[Data listing]

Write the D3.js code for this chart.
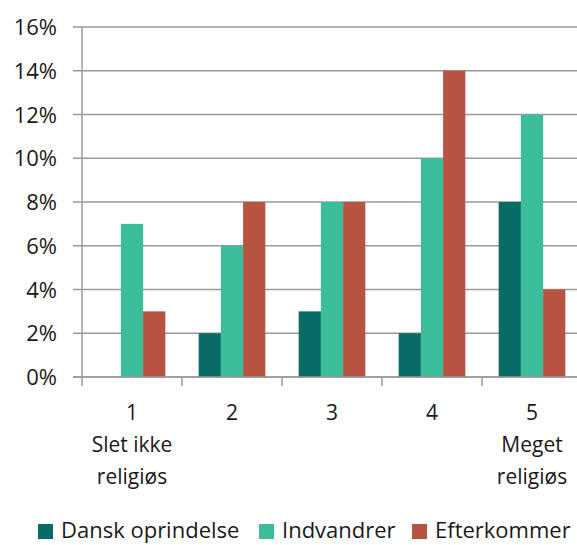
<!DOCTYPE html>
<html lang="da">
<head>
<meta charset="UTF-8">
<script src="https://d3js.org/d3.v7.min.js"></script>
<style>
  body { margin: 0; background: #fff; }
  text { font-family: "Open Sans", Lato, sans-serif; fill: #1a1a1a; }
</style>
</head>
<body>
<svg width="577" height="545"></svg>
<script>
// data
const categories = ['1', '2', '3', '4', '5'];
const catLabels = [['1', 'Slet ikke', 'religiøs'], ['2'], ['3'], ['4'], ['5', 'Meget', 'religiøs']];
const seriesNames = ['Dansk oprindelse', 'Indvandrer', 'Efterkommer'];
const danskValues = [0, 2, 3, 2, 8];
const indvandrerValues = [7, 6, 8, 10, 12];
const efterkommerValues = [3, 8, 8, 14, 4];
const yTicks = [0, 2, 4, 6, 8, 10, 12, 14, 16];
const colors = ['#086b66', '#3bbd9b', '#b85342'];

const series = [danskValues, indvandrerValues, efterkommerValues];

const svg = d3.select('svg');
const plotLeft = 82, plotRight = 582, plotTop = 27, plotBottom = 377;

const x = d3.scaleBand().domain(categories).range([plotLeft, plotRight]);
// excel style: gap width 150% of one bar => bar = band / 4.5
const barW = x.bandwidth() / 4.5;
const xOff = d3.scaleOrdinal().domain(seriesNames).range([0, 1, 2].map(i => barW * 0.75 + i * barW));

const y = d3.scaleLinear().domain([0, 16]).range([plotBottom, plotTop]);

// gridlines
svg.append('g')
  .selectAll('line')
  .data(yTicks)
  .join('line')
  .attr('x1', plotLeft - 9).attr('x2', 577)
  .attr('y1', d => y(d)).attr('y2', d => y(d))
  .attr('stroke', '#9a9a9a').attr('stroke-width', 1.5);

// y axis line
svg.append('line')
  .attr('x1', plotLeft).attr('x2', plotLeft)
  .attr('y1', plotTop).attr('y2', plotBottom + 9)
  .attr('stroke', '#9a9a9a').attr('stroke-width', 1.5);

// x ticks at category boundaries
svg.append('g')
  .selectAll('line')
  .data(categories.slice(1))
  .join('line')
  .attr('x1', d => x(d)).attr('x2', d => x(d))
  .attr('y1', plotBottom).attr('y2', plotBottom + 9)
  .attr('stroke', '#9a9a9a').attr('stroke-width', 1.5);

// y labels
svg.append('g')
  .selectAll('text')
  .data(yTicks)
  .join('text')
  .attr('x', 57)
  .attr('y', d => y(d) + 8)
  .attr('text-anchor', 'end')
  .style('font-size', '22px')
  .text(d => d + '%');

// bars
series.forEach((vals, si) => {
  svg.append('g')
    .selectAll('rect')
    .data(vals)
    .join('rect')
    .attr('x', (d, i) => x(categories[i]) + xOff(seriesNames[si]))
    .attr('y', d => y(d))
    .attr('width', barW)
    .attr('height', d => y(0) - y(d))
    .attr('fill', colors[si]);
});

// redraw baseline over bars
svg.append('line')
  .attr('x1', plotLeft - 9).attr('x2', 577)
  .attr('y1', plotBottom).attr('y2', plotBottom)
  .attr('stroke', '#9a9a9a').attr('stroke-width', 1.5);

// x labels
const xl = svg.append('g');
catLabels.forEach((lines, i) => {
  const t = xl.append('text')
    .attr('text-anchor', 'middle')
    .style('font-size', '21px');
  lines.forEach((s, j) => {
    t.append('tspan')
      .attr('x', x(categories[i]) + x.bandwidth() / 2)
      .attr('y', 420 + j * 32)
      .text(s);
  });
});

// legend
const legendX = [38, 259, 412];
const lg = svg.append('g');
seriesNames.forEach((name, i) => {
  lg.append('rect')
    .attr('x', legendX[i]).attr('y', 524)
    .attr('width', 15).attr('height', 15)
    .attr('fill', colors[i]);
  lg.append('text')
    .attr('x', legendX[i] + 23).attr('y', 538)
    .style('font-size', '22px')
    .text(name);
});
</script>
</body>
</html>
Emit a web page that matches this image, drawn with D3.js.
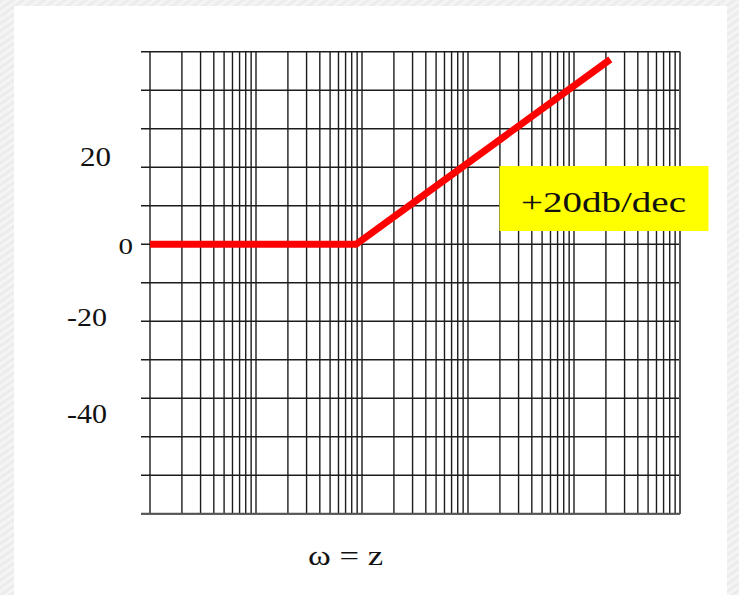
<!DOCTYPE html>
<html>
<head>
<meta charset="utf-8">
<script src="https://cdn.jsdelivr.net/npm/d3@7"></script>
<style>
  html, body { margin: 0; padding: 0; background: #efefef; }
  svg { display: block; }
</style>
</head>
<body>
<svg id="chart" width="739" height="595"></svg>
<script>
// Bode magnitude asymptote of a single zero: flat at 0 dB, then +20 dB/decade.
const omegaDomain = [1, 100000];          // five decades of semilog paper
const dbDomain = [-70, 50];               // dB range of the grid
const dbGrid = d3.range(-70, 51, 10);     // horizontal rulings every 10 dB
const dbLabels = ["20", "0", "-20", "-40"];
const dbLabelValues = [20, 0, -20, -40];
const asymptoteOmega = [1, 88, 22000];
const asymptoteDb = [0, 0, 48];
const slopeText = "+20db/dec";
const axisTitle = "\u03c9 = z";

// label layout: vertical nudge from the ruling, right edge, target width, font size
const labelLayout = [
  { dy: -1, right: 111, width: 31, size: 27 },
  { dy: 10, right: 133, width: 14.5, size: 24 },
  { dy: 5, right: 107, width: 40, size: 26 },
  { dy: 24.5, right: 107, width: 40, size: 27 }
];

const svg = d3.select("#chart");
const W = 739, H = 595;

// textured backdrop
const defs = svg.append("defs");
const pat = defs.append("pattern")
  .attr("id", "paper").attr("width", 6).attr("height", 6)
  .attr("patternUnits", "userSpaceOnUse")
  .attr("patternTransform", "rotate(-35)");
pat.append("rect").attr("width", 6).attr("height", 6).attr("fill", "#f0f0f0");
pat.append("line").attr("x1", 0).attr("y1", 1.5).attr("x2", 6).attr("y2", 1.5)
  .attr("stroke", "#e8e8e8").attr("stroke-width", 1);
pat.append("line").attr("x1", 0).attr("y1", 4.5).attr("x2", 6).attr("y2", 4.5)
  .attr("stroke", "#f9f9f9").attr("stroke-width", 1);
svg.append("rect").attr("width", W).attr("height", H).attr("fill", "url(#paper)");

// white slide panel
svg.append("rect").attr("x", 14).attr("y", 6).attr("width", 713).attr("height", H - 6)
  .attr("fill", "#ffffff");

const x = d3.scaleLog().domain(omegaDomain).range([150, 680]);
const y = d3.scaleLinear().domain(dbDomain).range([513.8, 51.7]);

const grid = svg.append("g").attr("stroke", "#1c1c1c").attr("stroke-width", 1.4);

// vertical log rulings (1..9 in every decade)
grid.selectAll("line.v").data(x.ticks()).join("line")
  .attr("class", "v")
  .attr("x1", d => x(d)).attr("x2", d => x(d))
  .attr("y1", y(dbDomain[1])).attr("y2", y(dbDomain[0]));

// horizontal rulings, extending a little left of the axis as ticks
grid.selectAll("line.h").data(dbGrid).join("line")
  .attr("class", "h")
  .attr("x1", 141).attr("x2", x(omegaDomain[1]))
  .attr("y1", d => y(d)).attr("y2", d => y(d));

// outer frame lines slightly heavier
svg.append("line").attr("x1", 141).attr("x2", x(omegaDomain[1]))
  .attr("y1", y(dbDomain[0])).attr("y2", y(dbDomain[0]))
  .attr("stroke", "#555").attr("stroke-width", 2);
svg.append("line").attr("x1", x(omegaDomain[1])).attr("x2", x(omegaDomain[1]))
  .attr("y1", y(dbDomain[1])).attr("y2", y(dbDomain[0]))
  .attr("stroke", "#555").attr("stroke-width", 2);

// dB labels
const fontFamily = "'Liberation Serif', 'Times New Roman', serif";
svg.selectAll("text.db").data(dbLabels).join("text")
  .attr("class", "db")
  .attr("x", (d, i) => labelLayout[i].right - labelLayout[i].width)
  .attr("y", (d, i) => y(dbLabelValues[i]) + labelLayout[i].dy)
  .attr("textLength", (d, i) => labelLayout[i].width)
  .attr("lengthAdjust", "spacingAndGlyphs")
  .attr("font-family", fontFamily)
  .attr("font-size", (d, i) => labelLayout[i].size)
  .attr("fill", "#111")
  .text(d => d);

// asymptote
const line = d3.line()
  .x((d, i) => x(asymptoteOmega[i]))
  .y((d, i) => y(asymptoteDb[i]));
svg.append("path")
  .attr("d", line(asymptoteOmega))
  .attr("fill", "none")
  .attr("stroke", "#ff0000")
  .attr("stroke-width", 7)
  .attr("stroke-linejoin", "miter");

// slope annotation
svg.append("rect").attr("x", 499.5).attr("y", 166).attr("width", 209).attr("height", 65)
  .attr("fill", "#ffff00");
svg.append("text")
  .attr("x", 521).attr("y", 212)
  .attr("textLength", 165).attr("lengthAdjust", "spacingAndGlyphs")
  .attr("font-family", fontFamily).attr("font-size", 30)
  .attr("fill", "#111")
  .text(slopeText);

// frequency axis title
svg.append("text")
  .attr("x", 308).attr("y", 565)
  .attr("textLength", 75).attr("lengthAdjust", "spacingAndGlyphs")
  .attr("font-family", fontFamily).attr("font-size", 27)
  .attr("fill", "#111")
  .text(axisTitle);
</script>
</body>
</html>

**Exercise directions:** Pick out and copy the lines of the entries that hold the string "chart".

**The answer:**
Write the D3.js code for this chart.
<svg id="chart" width="739" height="595"></svg>
const svg = d3.select("#chart");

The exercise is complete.